🤖 AI Summary
This work addresses the challenge that existing automated L2 spoken language assessment systems struggle to simultaneously achieve multi-granularity scoring and interpretability. The authors propose a rubric-guided Speech Large Language Model (SpeechLLM) trained via a hybrid strategy combining supervised fine-tuning and Bounded Direct Preference Optimization (BDPO), enabling joint sentence-level and word/phoneme-level multidimensional scoring alongside natural language explanations. They introduce, for the first time, a dual-axis evaluation framework assessing generated rationales in terms of reasonableness and faithfulness.

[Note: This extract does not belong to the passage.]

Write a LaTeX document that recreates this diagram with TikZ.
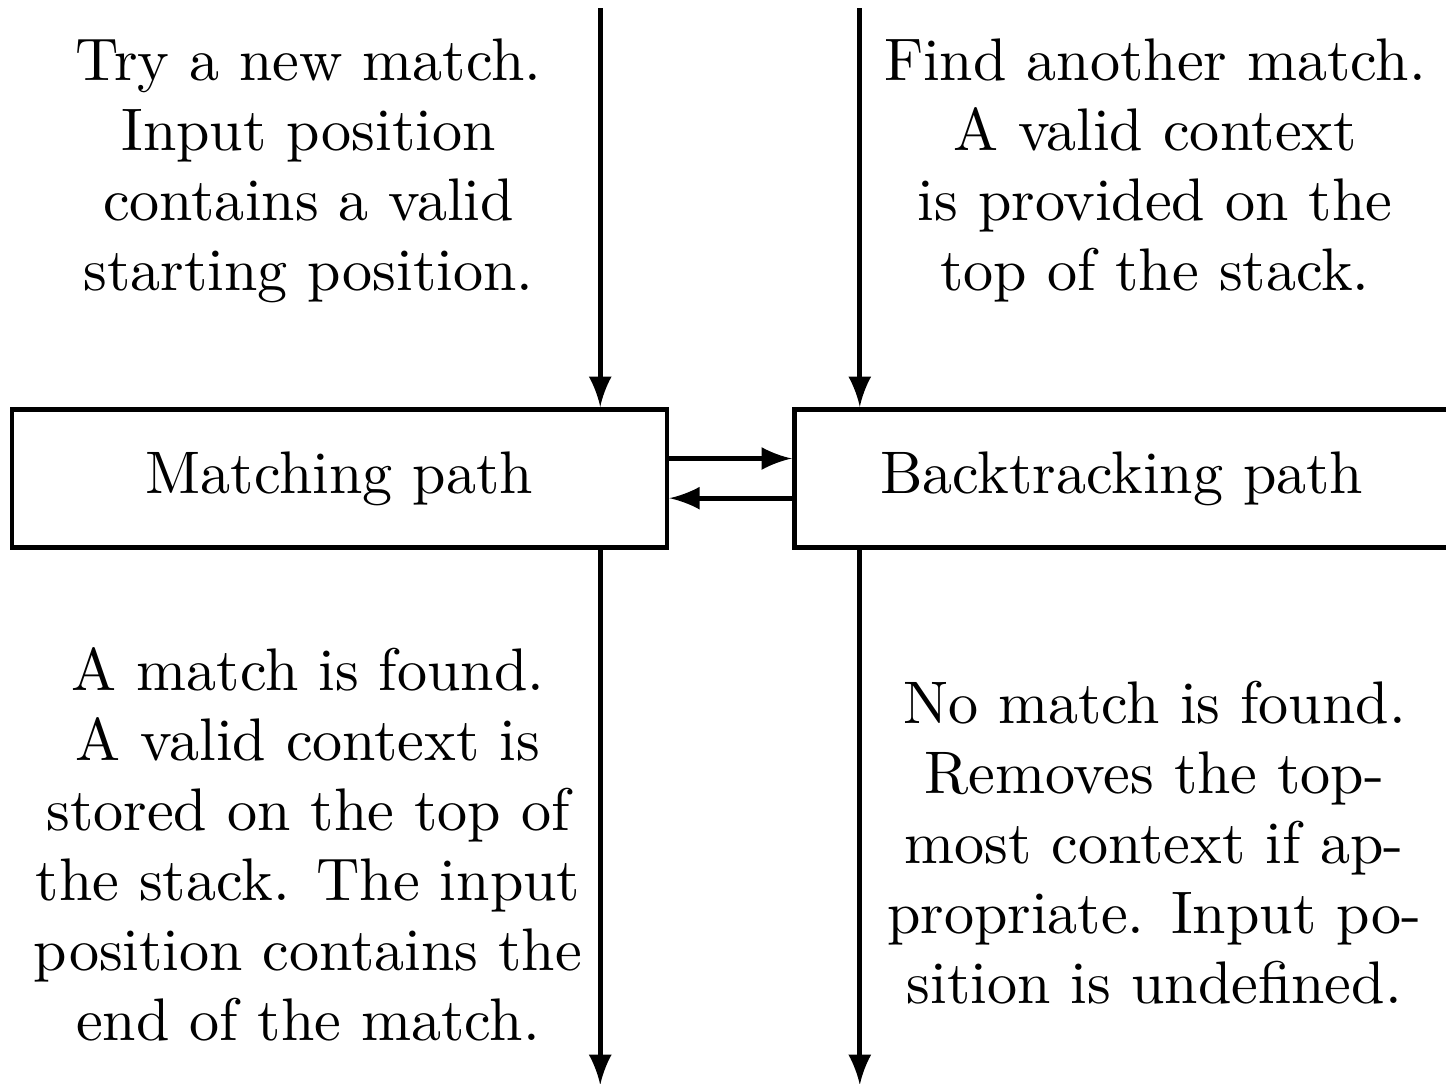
\documentclass[tikz,border=0pt]{standalone}
\begin{document}
\begin{tikzpicture}[every node/.style={font=\fontsize{10.3pt}{12pt}\selectfont},
  pathbox/.style={draw,thick,minimum width=112.3pt,minimum height=23.7pt},
  note/.style={align=center},
  flow/.style={thick,-latex}]
  \useasboundingbox (0,0) rectangle (247.9pt,-185.7pt);
  \node[pathbox] (match) at (58.2pt,-82pt) {Matching path};
  \node[pathbox] (back) at (192.3pt,-82pt) {Backtracking path};
  \coordinate (matchin) at (102.9pt,-1.4pt);
  \coordinate (backin) at (147.4pt,-1.4pt);
  \coordinate (matchout) at (102.9pt,-186pt);
  \coordinate (backout) at (147.4pt,-186pt);
  \draw[flow] (matchin) -- (matchin |- match.north);
  \draw[flow] (backin) -- (backin |- back.north);
  \draw[flow] (matchin |- match.south) -- (matchout);
  \draw[flow] (backin |- back.south) -- (backout);
  \draw[flow] ([yshift=3.4pt]match.east) -- ([yshift=3.4pt]back.west);
  \draw[flow] ([yshift=-3.4pt]back.west) -- ([yshift=-3.4pt]match.east);
  \node[note] (newmatch) at (52.9pt,-29.3pt) {Try a new match.\\ Input position\\ contains a valid\\ starting position.};
  \node[note] (another) at (198pt,-29.3pt) {Find another match.\\ A valid context\\ is provided on the\\ top of the stack.};
  \node[note] (found) at (52.8pt,-144.7pt) {A match is found.\\ A valid context is\\ stored on the top of\\ the stack. The input\\ position contains the\\ end of the match.};
  \node[note] (notfound) at (197.9pt,-144.4pt) {No match is found.\\ Removes the top-\\ most context if ap-\\ propriate. Input po-\\ sition is undefined.};
\end{tikzpicture}
\end{document}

Experiments on the SpeechOcean762 dataset demonstrate that the model matches or exceeds the performance of single-granularity models in multi-granularity scoring, producing reasonable explanations at the sentence level, though faithfulness at finer granularities remains an area for improvement.
📝 Abstract
Automated L2 speech assessment can assign proficiency labels, but often lacks interpretability. We propose a rubric-guided SpeechLLM for multi-aspect, multi-granular assessment, trained with a hybrid objective combining supervised fine-tuning and Bounded Direct Preference Optimization. The model jointly predicts ordinal labels at the sentence-level (accuracy, fluency, prosody), word/phoneme-level accuracy, and generates a natural-language rationale in the same response. On SpeechOcean762, our approach matches or outperforms single-granularity models while remaining competitive with prior approaches. We analyze rationale reliability along two axes: self-consistency with model predictions and alignment with ground-truth labels, using sentiment consistency (plausibility) and mention-based agreement (faithfulness). Rationales are plausible at the sentence level, but faithfulness degrades at the word/phoneme level: references are sparse and weakly aligned with token-level labels.